Em favor da simplificação do debate, não vamos lembrar o detalhe, que não é nem um pouco um detalhe, de que a Constituição simplesmente não dá aos ministros do STF os poderes de determinar o que é “melhor” para o Brasil, ou o mais “justo”, ou o diabo que seja. Foram eles que atribuíram essas funções a si próprios, e isso é ilegal. A encrenca, aqui, é muito mais que constitucional. Pior, e mais urgente que possíveis debates de doutrina, é que o STF tem uma proposta impossível de se executar na vida real — sob pena de se instalar no país esse quebra-quebra jurídico que está aí na frente de todos.
Os superpoderes do STF
O STF está impondo ao Brasil, com o apoio fechado de um governo que se tornou seu sócio, uma situação contrária à natureza das coisas. Está na cara, para se ficar num exemplo simples, que o sistema das torres de controle dos aeroportos funciona para organizar decolagens e aterrisagens de modo que um avião não bata com outro. Não cabe à torre, com certeza, dizer às companhias aéreas como devem ser suas políticas de preço, digamos, ou o que precisam fazer a respeito das emissões de carbono. Da mesma maneira, não cabe ao STF aplicar as leis e, ao mesmo tempo, fazer política — escolher um “projeto de país”, dizer quais são os candidatos e em quem o cidadão deve votar, combater o “fascismo” etc. etc. Ou é uma coisa ou é outra. Se quer fazer política, não conseguirá fazer justiça.
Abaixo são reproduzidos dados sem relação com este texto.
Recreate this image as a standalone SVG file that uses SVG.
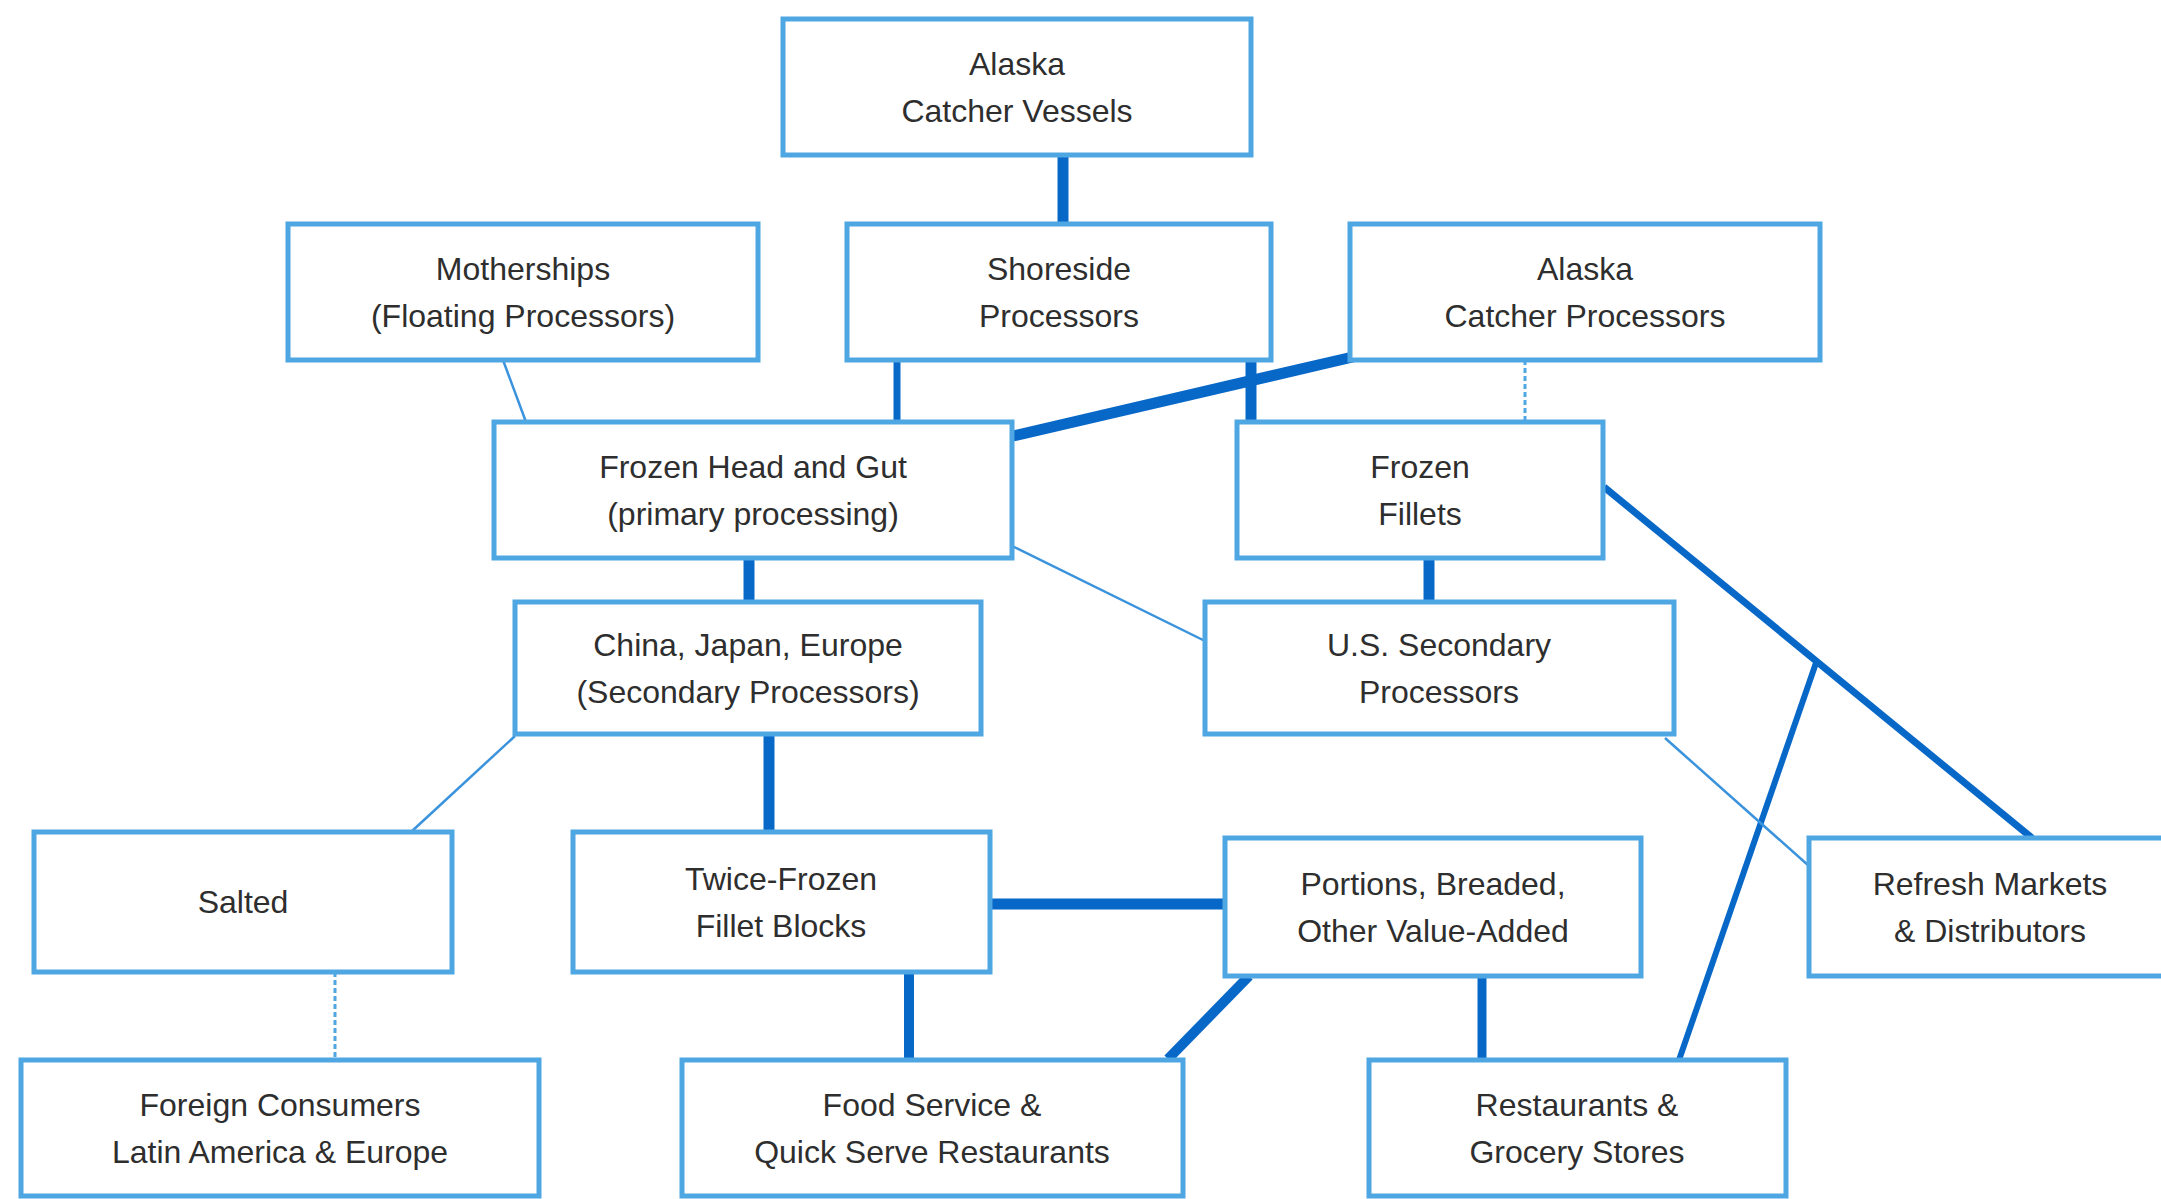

É onde o Brasil está. Nada pode comprovar isso de forma tão patente como o processo no STF para determinar se o ex-presidente Jair Bolsonaro deve ou não ser réu de uma tentativa de golpe de Estado. Não é um julgamento — nenhuma democracia séria do mundo acharia que isso é um julgamento. É uma ação política, que se enquadra perfeitamente nas funções que Barroso e seus colegas prescrevem para o tribunal. Eles, a esquerda e mais muita gente têm certeza de que o ex-presidente, e a “extrema direita”, são perigo de morte para a democracia no Brasil. É dever do STF, portanto, em nome do bem comum que deve estar acima de tudo, suprimir Bolsonaro e o “fascismo” da política nacional. Não se pode, numa hora dessas, ficar pensando nas regras frias da lei, que não vão salvar a democracia. Certo?
O processo contra Bolsonaro é maior contrafação já cometida na História judiciária do Brasil. É tudo feito com a melhor das intenções, como dizem Alexandre de Moraes e quem acredita que é ele, e não a lei, que garante hoje a democracia no Brasil? Pode ser. Mas justiça, com certeza, isso aí não é. Dos cinco julgadores, três são seus inimigos declarados. Já tinha sido julgado e declarado réu antes de se dar o primeiro voto. Não há uma única prova material séria de que Bolsonaro tenha cometido qualquer dos crimes que lhe são imputados. A joia da coroa da PGR e de Moraes, que é publicamente vítima, investigador, promotor e juiz do caso, é a delação de um exassessor do presidente — uma maçaroca de alegações sem comprovação que corre o risco de ser considerada imprestável dentro do próprio STF.
Criou-se no Brasil a prodigiosa ficção de que houve uma “tentativa de golpe armado” para derrubar o governo Lula, e de que há “provas robustas” de que o responsável foi Bolsonaro. O problema fatal nesse enredo é que jamais houve golpe algum, e por via de consequência também não há prova alguma, e muito menos “robusta”. O que há é um condenado antes do julgamento — e uma encenação a ser executada, como nos processos mais clássicos das ditaduras. Bemfeito para Bolsonaro? É o Brasil sendo salvo de novo do bolsonarismo? É Deus escrevendo certo por linhas tortas? Pode ser tudo isso — da mesma forma que pode ser “bom para o país” que Bolsonaro esteja inelegível até 2030, embora não tenha sido condenado por nenhum crime até agora. Mas não é o processo legal. Isso não existe mais no Brasil.